His music, most notably on the albums Pieces of a Man and Winter in America in the early 1970s, influenced and foreshadowed later African-American music genres such as hip hop and neo soul. His recording work received much critical acclaim, especially for “The Revolution Will Not Be Televised”. AllMusic‘s John Bush called him “one of the most important progenitors of rap music“, stating that “his aggressive, no-nonsense street poetry inspired a legion of intelligent rappers while his engaging songwriting skills placed him square in the R&B charts later in his career.”

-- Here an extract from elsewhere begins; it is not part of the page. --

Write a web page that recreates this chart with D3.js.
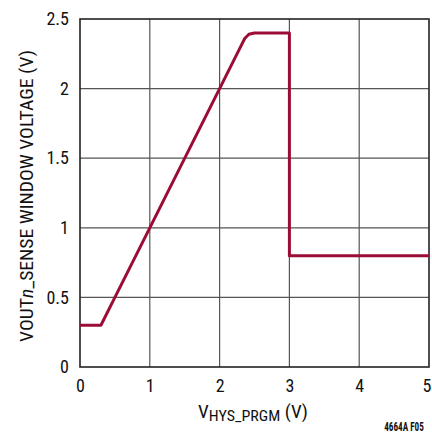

Scott-Heron remained active until his death, and in 2010 released his first new album in 16 years, entitled I’m New Here. A memoir he had been working on for years up to the time of his death, The Last Holiday, was published posthumously in January 2012. Scott-Heron received a posthumous Grammy Lifetime Achievement Award in 2012. He also is included in the exhibits at the National Museum of African American History and Culture (NMAAHC) that officially opened on September 24, 2016, on the National Mall, and in an NMAAHC publication, Dream a World Anew. In 2021, Scott-Heron was inducted into the Rock and Roll Hall of Fame, as a recipient of the Early Influence Award.
Gil Scott-Heron was born in Chicago. His mother, Bobbie Scott, was an opera singer who performed with the Oratorio Society of New York. His father, Gil Heron, nicknamed “The Black Arrow”, was a Jamaican footballer who in the 1950s became the first black man to play for Celtic F.C. in Glasgow, Scotland. Gil’s parents separated in his early childhood.